Q: Log(x+1) - log(x-6) +2logx i know here you have apply the rules of log, but i have not really been used to dealing with brackets in these situations

hey i just have no clue in how to attempt this,
anyone shine a light?
Q: solve equations
a)logx+3 = 4
b) log(x+3) = 4
C) logx+log3 = 4

Q: Log(x+1) - log(x-6) +2logx i know here you have apply the rules of log, but i have not really been used to dealing with brackets in these situations

Looks like you need a text book or a good tutorial. Try this one: College Algebra Tutorial on Logarithmic Equations

I'll do the first one, and get you started on the other two.

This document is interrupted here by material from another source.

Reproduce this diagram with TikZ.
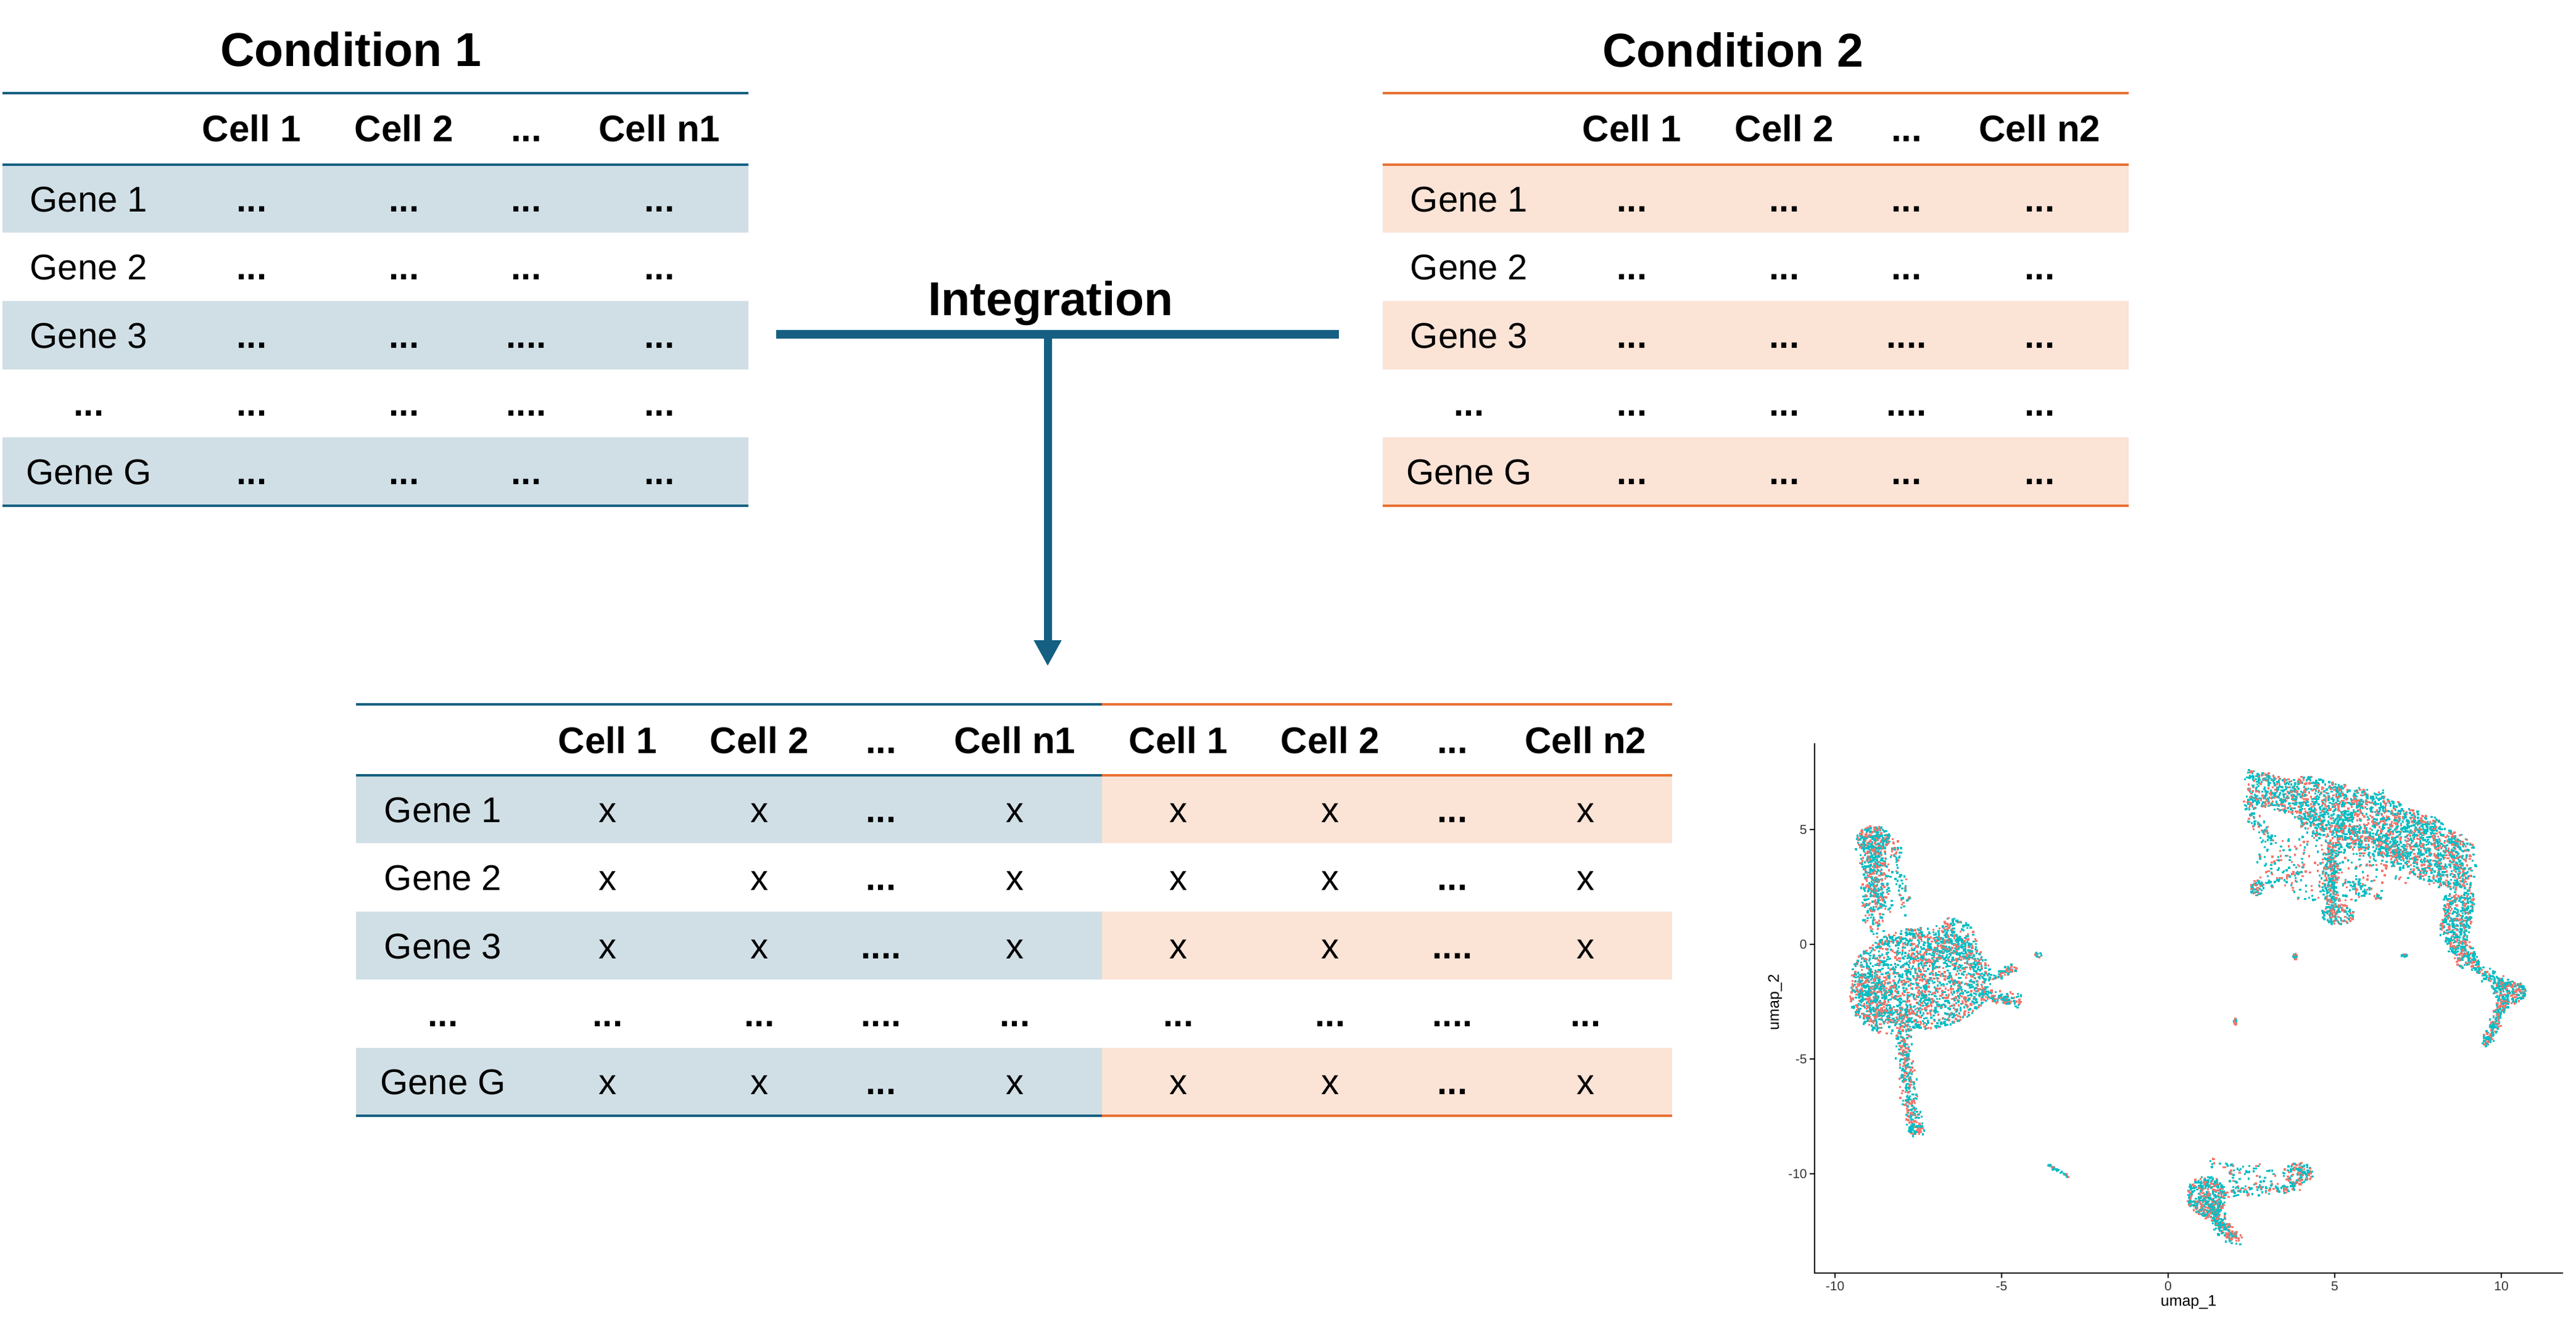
\documentclass[tikz,border=0pt]{standalone}
\usepackage{fontspec}
\setmainfont{Liberation Sans}
\usetikzlibrary{arrows.meta}
\definecolor{cblue}{HTML}{156082}
\definecolor{corange}{HTML}{E97132}
\definecolor{fblue}{HTML}{D0DFE6}
\definecolor{forange}{HTML}{FBE3D6}
\definecolor{ptred}{HTML}{F8766D}
\definecolor{ptteal}{HTML}{00BFC4}
\newcommand\ddd{{\bfseries...}}
\newcommand\dddd{{\bfseries....}}
\newcommand\dotdraw{\fill[\bcc] (\bpx,\bpy) ++(-0.85pt,-0.85pt) rectangle ++(1.7pt,1.7pt);}
% uniform points in an ellipse: cx cy rx ry N redfraction
\newcommand\ublob[6]{%
  \foreach \k in {1,...,#5}{%
    \pgfmathsetmacro\bxr{sqrt(rnd)}%
    \pgfmathsetmacro\ban{360*rnd}%
    \pgfmathsetmacro\bpx{#1+#3*\bxr*cos(\ban)}%
    \pgfmathsetmacro\bpy{#2+#4*\bxr*sin(\ban)}%
    \pgfmathsetmacro\bcol{rnd}%
    \ifdim\bcol pt<#6pt\relax\def\bcc{ptred}\else\def\bcc{ptteal}\fi
    \dotdraw
  }}
% points along a segment, triangular offsets: x1 y1 x2 y2 w h N redfraction
\newcommand\useg[8]{%
  \foreach \k in {1,...,#7}{%
    \pgfmathsetmacro\bt{rnd}%
    \pgfmathsetmacro\bpx{#1+(#3-(#1))*\bt+#5*(rnd+rnd-1)}%
    \pgfmathsetmacro\bpy{#2+(#4-(#2))*\bt+#6*(rnd+rnd-1)}%
    \pgfmathsetmacro\bcol{rnd}%
    \ifdim\bcol pt<#8pt\relax\def\bcc{ptred}\else\def\bcc{ptteal}\fi
    \dotdraw
  }}
% points along a segment, uniform offsets: x1 y1 x2 y2 w h N redfraction
\newcommand\bseg[8]{%
  \foreach \k in {1,...,#7}{%
    \pgfmathsetmacro\bt{rnd}%
    \pgfmathsetmacro\bpx{#1+(#3-(#1))*\bt+#5*(2*rnd-1)}%
    \pgfmathsetmacro\bpy{#2+(#4-(#2))*\bt+#6*(2*rnd-1)}%
    \pgfmathsetmacro\bcol{rnd}%
    \ifdim\bcol pt<#8pt\relax\def\bcc{ptred}\else\def\bcc{ptteal}\fi
    \dotdraw
  }}
\begin{document}
\begin{tikzpicture}[x=0.5pt,y=-0.5pt,
  ttl/.style={font=\fontsize{38.5pt}{46pt}\selectfont\bfseries, inner sep=0pt, text height=27.6pt, text depth=0pt},
  rt/.style={font=\fontsize{29pt}{34pt}\selectfont, inner sep=0pt, text height=21pt, text depth=0pt},
  hd/.style={font=\fontsize{30pt}{36pt}\selectfont\bfseries, inner sep=0pt, text height=21.5pt, text depth=0pt},
  rule/.style={line width=2pt},
  bar/.style={cblue, line width=7pt},
  arr/.style={cblue, line width=6.5pt, -{Triangle[width=21pt,length=21pt]}},
  axl/.style={black, line width=0.8pt},
  tkl/.style={font=\fontsize{10.5pt}{12pt}\selectfont, text=black!80, inner sep=0pt},
  axt/.style={font=\fontsize{12.5pt}{14pt}\selectfont, text=black, inner sep=0pt}]
\useasboundingbox (0,0) rectangle (4175,2145);
\fill[white] (0,0) rectangle (4175,2145);

% ---------- Condition tables ----------
\newcommand\condtable[5]{%
  \foreach \yy in {267,488,709} \fill[#3] (#1,\yy) rectangle ++(1209,110.5);
  \foreach \yy in {151,267,819.5} \draw[#2,rule] (#1,\yy) -- ++(1209,0);
  \foreach \h/\xo [count=\c] in {Cell 1/404,Cell 2/651,\ddd/849,#5/1065}
    \node[hd] (#4h\c) at (#1+\xo,208) {\h};
  \foreach \lab/\third [count=\r] in {Gene 1/\ddd,Gene 2/\ddd,Gene 3/\dddd,\ddd/\dddd,Gene G/\ddd}{%
    \pgfmathsetmacro\yy{322.25+110.5*(\r-1)}
    \node[rt] (#4r\r-l) at (#1+140,\yy) {\lab};
    \node[rt] (#4r\r-c1) at (#1+404,\yy) {\ddd};
    \node[rt] (#4r\r-c2) at (#1+651,\yy) {\ddd};
    \node[rt] (#4r\r-c3) at (#1+849,\yy) {\third};
    \node[rt] (#4r\r-c4) at (#1+1065,\yy) {\ddd};
  }}
\condtable{4}{cblue}{fblue}{a}{Cell n1}
\condtable{2241}{corange}{forange}{b}{Cell n2}
\node[ttl] (cond1) at (569,80) {Condition 1};
\node[ttl] (cond2) at (2809,81) {Condition 2};

% ---------- Integration ----------
\node[ttl] (integ) at (1703,484) {Integration};
\coordinate (barL) at (1258,542);
\coordinate (barR) at (2170,542);
\coordinate (barM) at (1698,542);
\coordinate (tip) at (1698,1080);
\draw[bar] (barL) -- (barR);
\draw[arr] (barM) -- (tip);

% ---------- Merged table ----------
\foreach \yy in {1257,1477.8,1698.6}{%
  \fill[fblue] (577,\yy) rectangle (1786,\yy+110.4);
  \fill[forange] (1786,\yy) rectangle (2710,\yy+110.4);}
\foreach \yy in {1142,1257,1809}{%
  \draw[cblue,rule] (577,\yy) -- (1786,\yy);
  \draw[corange,rule] (1786,\yy) -- (2710,\yy);}
\foreach \h/\xo [count=\c] in {Cell 1/985,Cell 2/1231,\ddd/1428,Cell n1/1645,Cell 1/1910,Cell 2/2156,\ddd/2354,Cell n2/2570}
  \node[hd] (mh\c) at (\xo,1199.5) {\h};
\foreach \lab/\a/\b [count=\r] in {Gene 1/x/\ddd,Gene 2/x/\ddd,Gene 3/x/\dddd,\ddd/\ddd/\dddd,Gene G/x/\ddd}{%
  \pgfmathsetmacro\yy{1312.2+110.4*(\r-1)}
  \node[rt] (mr\r-l) at (718,\yy) {\lab};
  \node[rt] (mr\r-c1) at (985,\yy) {\a};
  \node[rt] (mr\r-c2) at (1231,\yy) {\a};
  \node[rt] (mr\r-c3) at (1428,\yy) {\b};
  \node[rt] (mr\r-c4) at (1645,\yy) {\a};
  \node[rt] (mr\r-c5) at (1910,\yy) {\a};
  \node[rt] (mr\r-c6) at (2156,\yy) {\a};
  \node[rt] (mr\r-c7) at (2354,\yy) {\b};
  \node[rt] (mr\r-c8) at (2570,\yy) {\a};
}

% ---------- UMAP plot ----------
\coordinate (po) at (3514,1531);
\begin{scope}[shift={(po)}, x=27pt, y=18.6pt]
\pgfmathsetseed{11}
% top-right arc: sparse interior
\ublob{5.0}{3.4}{2.4}{1.6}{320}{0.35}
\useg{2.3}{6.2}{3.1}{4.4}{0.25}{0.3}{80}{0.35}
% dense band
\bseg{2.4}{6.9}{3.8}{6.4}{0.12}{0.75}{330}{0.38}
\bseg{3.8}{6.4}{5.0}{6.0}{0.12}{1.05}{340}{0.35}
\bseg{5.0}{6.0}{6.24}{5.6}{0.12}{1.05}{380}{0.35}
\bseg{6.24}{5.6}{7.26}{4.55}{0.15}{1.2}{400}{0.35}
\bseg{7.26}{4.55}{8.28}{3.8}{0.15}{1.45}{460}{0.38}
\bseg{8.28}{3.8}{9.0}{3.3}{0.25}{1.2}{320}{0.38}
\useg{4.0}{5.3}{7.0}{3.8}{0.4}{0.7}{250}{0.35}
% right arm
\bseg{8.75}{2.2}{8.6}{0.5}{0.45}{0.2}{300}{0.35}
\bseg{8.6}{0.5}{9.0}{-0.9}{0.35}{0.2}{220}{0.35}
\useg{9.2}{-1.0}{10.2}{-1.9}{0.25}{0.35}{100}{0.3}
\ublob{10.25}{-2.1}{0.5}{0.5}{190}{0.3}
\useg{10.1}{-2.5}{9.55}{-4.35}{0.2}{0.3}{170}{0.3}
% interior branches
\useg{4.9}{4.3}{4.9}{1.3}{0.3}{0.3}{260}{0.35}
\ublob{5.1}{1.3}{0.5}{0.45}{110}{0.4}
\useg{5.3}{2.7}{6.4}{2.0}{0.15}{0.25}{50}{0.3}
\ublob{2.67}{2.45}{0.2}{0.35}{50}{0.3}
\useg{2.95}{2.65}{4.0}{3.2}{0.08}{0.12}{30}{0.3}
% left cluster
\ublob{-8.85}{4.6}{0.5}{0.55}{220}{0.4}
\useg{-8.9}{4.3}{-8.7}{1.6}{0.5}{0.45}{380}{0.35}
\useg{-8.2}{4.5}{-7.9}{1.5}{0.25}{0.4}{70}{0.35}
\useg{-9.0}{1.8}{-8.7}{0.5}{0.4}{0.4}{60}{0.35}
\ublob{-7.4}{-1.5}{2.1}{2.2}{1800}{0.35}
\ublob{-6.5}{0.2}{0.75}{0.95}{220}{0.35}
\ublob{-9.0}{-2.3}{0.55}{1.1}{220}{0.4}
\ublob{-8.3}{-3.3}{0.9}{0.6}{150}{0.4}
\useg{-5.6}{-2.2}{-4.5}{-2.5}{0.25}{0.35}{120}{0.45}
\useg{-5.3}{-1.5}{-4.6}{-1.0}{0.15}{0.2}{50}{0.4}
\useg{-8.0}{-3.8}{-7.6}{-8.2}{0.3}{0.3}{300}{0.4}
\ublob{-7.55}{-8.1}{0.25}{0.3}{45}{0.3}
\ublob{-3.9}{-0.45}{0.1}{0.12}{12}{0.3}
\useg{-3.6}{-9.6}{-3.0}{-10.15}{0.05}{0.05}{35}{0.2}
% bottom cluster
\ublob{1.15}{-11.0}{0.6}{0.9}{380}{0.35}
\useg{1.2}{-11.5}{2.0}{-12.9}{0.3}{0.35}{220}{0.4}
\useg{1.5}{-10.8}{3.9}{-10.6}{0.15}{0.3}{110}{0.35}
\ublob{3.9}{-10.0}{0.45}{0.5}{120}{0.45}
\ublob{2.5}{-10.0}{0.8}{0.6}{50}{0.35}
\ublob{1.5}{-9.6}{0.3}{0.3}{12}{0.3}
% small spots
\ublob{2.04}{-3.38}{0.07}{0.15}{12}{0.3}
\ublob{3.83}{-0.55}{0.08}{0.15}{14}{0.3}
\ublob{7.1}{-0.5}{0.12}{0.07}{12}{0.3}
\end{scope}

\coordinate (ytop) at (2941,1205);
\coordinate (orig) at (2941,2064);
\coordinate (xend) at (4154,2064);
\draw[axl] (ytop) -- (orig) -- (xend);
\foreach \k in {-10,-5,0,5,10}{%
  \draw[axl] (3514+54*\k,2064) -- ++(0,8);
  \node[tkl] (xl\k) at (3514+54*\k,2085) {\k};}
\foreach \k in {5,0,-5,-10}{%
  \draw[axl] (2941,1531-37.2*\k) -- ++(-8,0);
  \node[tkl, anchor=east] (yl\k) at (2929,1531-37.2*\k) {\k};}
\node[axt] (xt) at (3547,2111) {umap\_1};
\node[axt, rotate=90] (yt) at (2877,1625) {umap\_2};
\end{tikzpicture}
\end{document}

a) $\displaystyle \log x+3=4$

$\displaystyle \log x = 1$

$\displaystyle x=10^1=10$

b) $\displaystyle \log (x+3)=4$

$\displaystyle x+3=10^4$

c) $\displaystyle \log x+\log 3 =4$

$\displaystyle \log 3x=4$

$\displaystyle 3x=10^4$

3. thankyou=] ill have a look at the help guide.
much appreciated

4. hey with this equation what would i do first
or does it not matter if i work with the product rule then the quotient rule or vis versa, i=or is one way easier.
as with the examples on the website you showed me, when they were working there equations out, they seemed to be left with a exponent on the other side of the equals sign, and unforunatly i have not got that on this equation
log(x+1) - log(x-6) +2logx
at first i did
log (x+1/x-6) +log x^2
and im not sure but is there a way to make the power (2) to become the exponent or am i talking nonsence, as if i could i would do
somehow
log(X+1/X-6)=2
then i could
10^2 = x+1/x-6
and then from that solve x
but im not sure
?

hey with this equation what would i do first
or does it not matter if i work with the product rule then the quotient rule or vis versa, i=or is one way easier.
as with the examples on the website you showed me, when they were working there equations out, they seemed to be left with a exponent on the other side of the equals sign, and unforunatly i have not got that on this equation
log(x+1) - log(x-6) +2logx
at first i did
log (x+1/x-6) +log x^2
and im not sure but is there a way to make the power (2) to become the exponent or am i talking nonsence, as if i could i would do
somehow
log(X+1/X-6)=2
then i could
10^2 = x+1/x-6
and then from that solve x
but im not sure
?
First of all, $\displaystyle \log(x+1) - \log (x-6) +2 \log x$ is not an equation.

Did you miscopy it? There's no '=' sign.

6. =] that may be why what i was doing wasn't making alot of sence.
so would it still be
log(X+1/X-6) +logx^2
then
logx^3+x^2 divided by x-6
?